I am writing from Beijing, China, where forward-looking policies in infrastructure, technology and diplomacy have fueled rapid economic growth and even more remarkable technological advancement. By the mid-2020s, China will most likely lead the world in key technologies for low-carbon energy, robotics and advanced transportation, among other areas targeted in China’s long-term development strategy.
In this context, the vacuity of US economic policy is especially poignant. President Donald Trump and Republican congressional leaders are rushing to spend a trillion dollars or more on unaffordable tax cuts for the richest Americans in a stunning monument to brainlessness.
The analyses by the Congressional Budget Office, the Joint Tax Committee and almost all independent experts come to the same conclusion. The tax cuts will have large effects on the budget deficit and negative effects for low-income Americans. The CBO has found that healthcare measures in the bill would reduce health coverage by 13 million Americans in 2027. The Joint Tax Committee has found that the growth effects are tiny and perhaps negative in the long term, once various short-term tax incentives are phased out and the public debt increases over time.
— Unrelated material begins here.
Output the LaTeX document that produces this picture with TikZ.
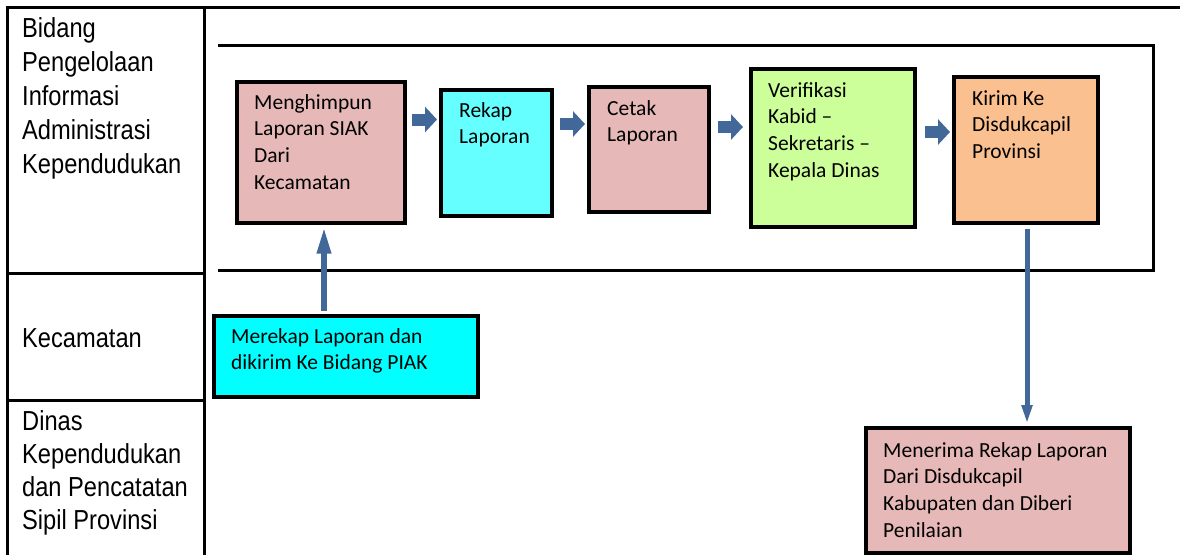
\documentclass[tikz,border=0pt]{standalone}
\usepackage{fontspec}
\usetikzlibrary{arrows.meta}
\newfontfamily\boxfont{Carlito}
\newfontfamily\lanefont[FakeStretch=0.86]{Liberation Sans}
\definecolor{pinkbox}{HTML}{E6B9B8}
\definecolor{cyanA}{HTML}{66FFFF}
\definecolor{cyanB}{HTML}{00FFFF}
\definecolor{greenbox}{HTML}{CCFF99}
\definecolor{orangebox}{HTML}{FAC090}
\definecolor{arrowblue}{RGB}{65,104,152}
\tikzset{
  proc/.style={draw=black, line width=3.5pt, inner sep=0pt, anchor=north west},
  boxtxt/.style={anchor=base west, inner sep=0pt, align=left,
    font=\boxfont\fontsize{21.5pt}{26.8pt}\selectfont},
  lanetxt/.style={anchor=base west, inner sep=0pt, align=left,
    font=\lanefont\fontsize{27.5pt}{34pt}\selectfont},
  tableline/.style={line width=3pt, black},
  blockarrow/.style={draw=arrowblue, line width=12pt,
    -{Triangle[width=25pt,length=12pt]}},
  uparrow/.style={draw=arrowblue, line width=6pt,
    -{Triangle[width=13pt,length=27pt]}},
  downarrow/.style={draw=arrowblue, line width=5pt,
    -{Triangle[width=10pt,length=19pt]}}
}
\begin{document}
\begin{tikzpicture}[x=1pt,y=-1pt]
\useasboundingbox (0,0) rectangle (1180,555);
% table
\draw[tableline] (5.5,7) -- (1180,7);
\draw[tableline] (7,7) -- (7,555);
\draw[tableline] (204,7) -- (204,555);
\draw[tableline] (7,273) -- (204,273);
\draw[tableline] (7,400) -- (204,400);
% lane
\draw[tableline, line cap=rect] (219,45) -- (1153,45) -- (1153,270) -- (219,270);
% lane labels (anchored at the baseline of the last line)
\node[lanetxt] (l1) at (22,173) {Bidang\\Pengelolaan\\Informasi\\Administrasi\\Kependudukan};
\node[lanetxt] (l2) at (22,347) {Kecamatan};
\node[lanetxt, font=\lanefont\fontsize{27.5pt}{33pt}\selectfont] (l3) at (22,529) {Dinas\\Kependudukan\\dan Pencatatan\\Sipil Provinsi};
% boxes
\node[proc, fill=pinkbox, minimum width=168pt, minimum height=141pt] (b1) at (235,80) {};
\node[proc, fill=cyanA, minimum width=111pt, minimum height=126pt] (b2) at (439,88) {};
\node[proc, fill=pinkbox, minimum width=120pt, minimum height=125pt] (b3) at (587,85) {};
\node[proc, fill=greenbox, minimum width=164pt, minimum height=158pt] (b4) at (749,67) {};
\node[proc, fill=orangebox, minimum width=144pt, minimum height=146pt] (b5) at (952,75) {};
\node[proc, fill=cyanB, minimum width=264pt, minimum height=81pt] (kec) at (212,314) {};
\node[proc, fill=pinkbox, minimum width=264pt, minimum height=125pt] (prov) at (864,426) {};
% box texts (anchored at the baseline of the last line)
\node[boxtxt] (t1) at (254,189.4) {Menghimpun\\Laporan SIAK\\Dari\\Kecamatan};
\node[boxtxt] (t2) at (459,143.8) {Rekap\\Laporan};
\node[boxtxt] (t3) at (607,141.8) {Cetak\\Laporan};
\node[boxtxt] (t4) at (768,177.4) {Verifikasi\\Kabid –\\Sekretaris –\\Kepala Dinas};
\node[boxtxt] (t5) at (972,158.6) {Kirim Ke\\Disdukcapil\\Provinsi};
\node[boxtxt] (t6) at (231,369.8) {Merekap Laporan dan\\dikirim Ke Bidang PIAK};
\node[boxtxt] (t7) at (883,537.4) {Menerima Rekap Laporan\\Dari Disdukcapil\\Kabupaten dan Diberi\\Penilaian};
% arrows
\coordinate (h1) at (0,119.5);
\coordinate (h2) at (0,124);
\coordinate (h3) at (0,127);
\coordinate (h4) at (0,132);
\coordinate (ux) at (324,0);
\coordinate (dx) at (1027,0);
\draw[blockarrow, shorten <=5pt, shorten >=2pt] (b1.east |- h1) -- (b2.west |- h1);
\draw[blockarrow, shorten <=6pt, shorten >=2pt] (b2.east |- h2) -- (b3.west |- h2);
\draw[blockarrow, shorten <=7pt, shorten >=6pt] (b3.east |- h3) -- (b4.west |- h3);
\draw[blockarrow, shorten <=8pt, shorten >=2pt] (b4.east |- h4) -- (b5.west |- h4);
\draw[uparrow, shorten <=3pt, shorten >=2pt] (kec.north -| ux) -- (b1.south -| ux);
\draw[downarrow, shorten <=4pt, shorten >=2pt] (b5.south -| dx) -- (prov.north -| dx);
\end{tikzpicture}
\end{document}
Does any of this matter to the President, Mitch McConnell, Paul Ryan and most Republican members of Congress? No. The mega-donors of the Republican Party, who pull the strings, will reap vast tax savings whether or not there is growth, huge deficits, soaring public debt or harm to the poor. Trump and family will win big, despite Trump’s absurd claims to the contrary. This is a cabal that long ago gave up any interest for mainstream Americans, much less for the down and out.
What has happened to American democracy? It has gotten poisoned by partisanship and by big money, in both parties. In early 2009, President Barack Obama and House Speaker Nancy Pelosi designed a “stimulus” bill behind closed doors at the cost of almost $1 trillion. They claimed at the time, wrongly in my view, that hundreds of billions of dollars of hastily-designed transfer payments and other public outlays were necessary to save the country from a great depression. They passed that mega-spending bill without a single Republican vote in the House of Representatives. Paul Krugman assured us at the time, and for a long time after, that deficits in a recession don’t matter (despite the fact that the debt would remain well after the downturn was over). Eight years later, the public debt is at 77% of GDP, up from around 39% at the time of the stimulus legislation.
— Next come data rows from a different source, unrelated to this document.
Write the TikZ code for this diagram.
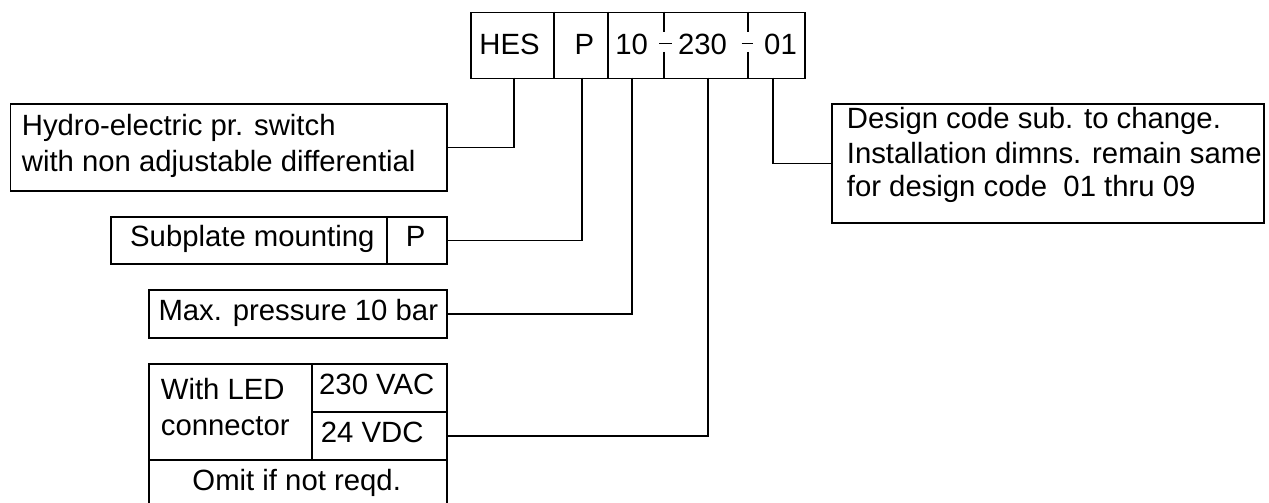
\documentclass[tikz,border=0pt]{standalone}
\usepackage{fontspec}
\setmainfont{Liberation Sans}
\begin{document}
\begin{tikzpicture}[x=1pt,y=-1pt,
  box/.style={draw, line width=1.8pt, rectangle, inner sep=0pt, anchor=north west},
  txt/.style={inner sep=0pt, font=\fontsize{29.3}{36}\selectfont},
  wire/.style={line width=1.8pt},
  seg/.style={line width=1.8pt}]
\useasboundingbox (0,0) rectangle (1269,503);
\begin{scope}
\clip (0,0) rectangle (1269,503);
% code box
\node[box, minimum width=334pt, minimum height=66pt] (code) at (470.3,11.7) {};
\draw[seg] (554.3,11.7) -- (554.3,77.7);
\draw[seg] (608,11.7) -- (608,77.7);
\draw[seg] (664,11.7) -- (664,32) (659,43.5) -- (671.7,43.5) (664,52) -- (664,77.7);
\draw[seg] (747.7,11.7) -- (747.7,32) (741.7,43.5) -- (753.3,43.5) (747.7,52) -- (747.7,77.7);
\node[txt, anchor=base] (tHES) at (509.5,54.3) {HES};
\node[txt, anchor=base] (tP) at (584.5,54.3) {P};
\node[txt, anchor=base] (t10) at (631.7,54.3) {10};
\node[txt, anchor=base] (t230) at (702.5,54.3) {230};
\node[txt, anchor=base] (t01) at (780.5,54.3) {01};
\coordinate (s1) at (514,77.7);
\coordinate (s2) at (582.3,77.7);
\coordinate (s3) at (632.3,77.7);
\coordinate (s4) at (707.7,77.7);
\coordinate (s5) at (773.3,77.7);
% hydro box
\node[box, minimum width=436.2pt, minimum height=86.7pt] (hydro) at (9.5,103.3) {};
\node[txt, anchor=base west] (h1) at (21.7,135.7) {Hydro-electric pr. switch};
\node[txt, anchor=base west] (h2) at (21.7,171.7) {with non adjustable differential};
% subplate
\node[box, minimum width=275.4pt, minimum height=47.3pt] (subt) at (110.3,216) {};
\node[box, minimum width=60pt, minimum height=47.3pt] (subp) at (385.7,216) {};
\node[txt, anchor=base west] (st) at (130,246.7) {Subplate mounting};
\node[txt, anchor=base] (sp) at (415.7,246.7) {P};
% max pressure
\node[box, minimum width=298pt, minimum height=48pt] (maxp) at (147.7,289.3) {};
\node[txt, anchor=base west] (mt) at (158.3,320) {Max. pressure 10 bar};
% LED
\node[box, minimum width=163.3pt, minimum height=96.6pt] (led) at (147.7,362.7) {};
\node[box, minimum width=134.7pt, minimum height=48pt] (vac) at (311,362.7) {};
\node[box, minimum width=134.7pt, minimum height=48.6pt] (vdc) at (311,410.7) {};
\node[box, minimum width=298pt, minimum height=52pt] (omit) at (147.7,459.3) {};
\node[txt, anchor=base west] (l1) at (160.7,399.3) {With LED};
\node[txt, anchor=base west] (l2) at (160.7,435.7) {connector};
\node[txt, anchor=base west] (v1) at (319,394.3) {230 VAC};
\node[txt, anchor=base west] (v2) at (320.7,442.3) {24 VDC};
\node[txt, anchor=base] (om) at (296.7,490) {Omit if not reqd.};
% design
\node[box, minimum width=432pt, minimum height=118.4pt] (design) at (830.7,103.3) {};
\node[txt, anchor=base west] (d1) at (846.7,128.3) {Design code sub. to change.};
\node[txt, anchor=base west] (d2) at (846.7,163.3) {Installation dimns. remain same};
\node[txt, anchor=base west] (d3) at (846.7,196.7) {for design code\ \ 01 thru 09};
% connectors
\draw[wire] (s1) |- (hydro.east);
\draw[wire] (s2) |- (subp.east);
\draw[wire] (s3) |- (maxp.east);
\draw[wire] (s4) |- (vdc.east);
\draw[wire] (s5) |- (design.west);
\end{scope}
\end{tikzpicture}
\end{document}
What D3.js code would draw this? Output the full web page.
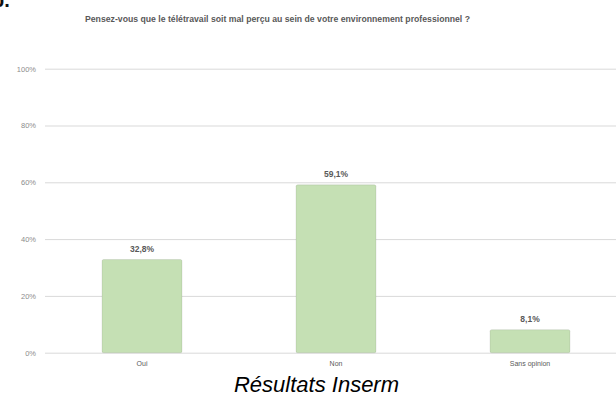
<!DOCTYPE html>
<html>
<head>
<meta charset="utf-8">
<script src="https://cdn.jsdelivr.net/npm/d3@7"></script>
<style>
  html, body { margin: 0; padding: 0; background: #ffffff; }
  svg { display: block; }
</style>
</head>
<body>
<svg id="chart" width="616" height="396"></svg>
<script>
// Survey answers and their shares
const categories = ["Oui", "Non", "Sans opinion"];
const shares = [0.328, 0.591, 0.081];
const shareLabels = ["32,8%", "59,1%", "8,1%"];
const yTicks = [0, 0.2, 0.4, 0.6, 0.8, 1.0];
const yTickLabels = ["0%", "20%", "40%", "60%", "80%", "100%"];
const title = "Pensez-vous que le télétravail soit mal perçu au sein de votre environnement professionnel ?";
const caption = "Résultats Inserm";

const svg = d3.select("#chart");
const W = 616, H = 396;
const plot = { left: 45, right: 627, top: 68.7, bottom: 352.7 };

const x = d3.scaleBand()
  .domain(categories)
  .range([plot.left, plot.right])
  .paddingInner(0.588)
  .paddingOuter(0.294);

const y = d3.scaleLinear()
  .domain([0, 1])
  .range([plot.bottom, plot.top]);

const g = svg.append("g");

// Heading fragment at the top-left edge
svg.append("text")
  .attr("x", -8).attr("y", 7)
  .attr("font-family", "Liberation Sans, Arial, sans-serif")
  .attr("font-weight", "bold")
  .attr("font-size", 20)
  .attr("fill", "#111")
  .text("b.");

// Title
g.append("text")
  .attr("x", 277.5).attr("y", 22)
  .attr("text-anchor", "middle")
  .attr("font-family", "Liberation Sans, Arial, sans-serif")
  .attr("font-weight", "bold")
  .attr("font-size", 9)
  .attr("fill", "#595959")
  .attr("textLength", 385)
  .attr("lengthAdjust", "spacingAndGlyphs")
  .text(title);

// Horizontal gridlines and percentage axis
const yAxis = d3.axisLeft(y)
  .tickValues(yTicks)
  .tickSize(-(W - plot.left))
  .tickPadding(9)
  .tickFormat((d, i) => yTickLabels[i]);

const ya = g.append("g")
  .attr("transform", `translate(${plot.left},0)`)
  .call(yAxis);
ya.select(".domain").remove();
ya.selectAll(".tick line").attr("stroke", "#d9d9d9").attr("stroke-width", 1);
ya.selectAll(".tick text")
  .attr("font-family", "Liberation Sans, Arial, sans-serif")
  .attr("font-size", 7.5)
  .attr("fill", "#8c8c8c");

// Bars
g.selectAll("rect.bar")
  .data(categories)
  .join("rect")
  .attr("class", "bar")
  .attr("x", d => x(d))
  .attr("width", x.bandwidth())
  .attr("y", (d, i) => y(shares[i]))
  .attr("height", (d, i) => y(0) - y(shares[i]))
  .attr("rx", 1.5)
  .attr("fill", "#c5e0b4")
  .attr("stroke", "rgba(0,0,0,0.15)")
  .attr("stroke-width", 0.6);

// Value labels
g.selectAll("text.val")
  .data(categories)
  .join("text")
  .attr("class", "val")
  .attr("x", d => x(d) + x.bandwidth() / 2)
  .attr("y", (d, i) => y(shares[i]) - 8)
  .attr("text-anchor", "middle")
  .attr("font-family", "Liberation Sans, Arial, sans-serif")
  .attr("font-weight", "bold")
  .attr("font-size", 8.5)
  .attr("fill", "#595959")
  .text((d, i) => shareLabels[i]);

// Category axis
const xAxis = d3.axisBottom(x).tickSize(0).tickPadding(8);
const xa = g.append("g")
  .attr("transform", `translate(0,${plot.bottom})`)
  .call(xAxis);
xa.select(".domain").remove();
xa.selectAll(".tick text")
  .attr("font-family", "Liberation Sans, Arial, sans-serif")
  .attr("font-size", 7)
  .attr("fill", "#595959");

// Caption
svg.append("text")
  .attr("x", 316.5).attr("y", 392)
  .attr("text-anchor", "middle")
  .attr("font-family", "Liberation Sans, Arial, sans-serif")
  .attr("font-style", "italic")
  .attr("font-size", 22)
  .attr("fill", "#000")
  .text(caption);
</script>
</body>
</html>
Now the Republicans are doing the same thing — passing a budget-busting bill without a single Democrat on their side, and before anybody has had a moment to read it. They will drive the government debt far higher, perhaps to 100% of GDP, since the current baseline is one of high and rising deficits over the coming decade. Their proposed legislation is far more noxious than the 2009 stimulus, since the tax cuts are designed to flow to the richest Americans, at a direct and immediate cost to poor Americans.
I’m amazed that we even had the last-minute reports by the Congressional Budget Office and the Joint Tax Committee, so determined were Trump and the Republicans to vote without any evidence at all. The President, for his part, has repeatedly smeared the CBO to discredit any honest non-partisan thinking in Washington.
Our political crisis is so dire that we will be lucky to avoid a nuclear war, much less a soaring budget deficit. The world looks on in fear and astonishment, with the overpowering sense that America has become a danger to itself and the world, shortsighted, deeply divided and unwilling to consider the common good.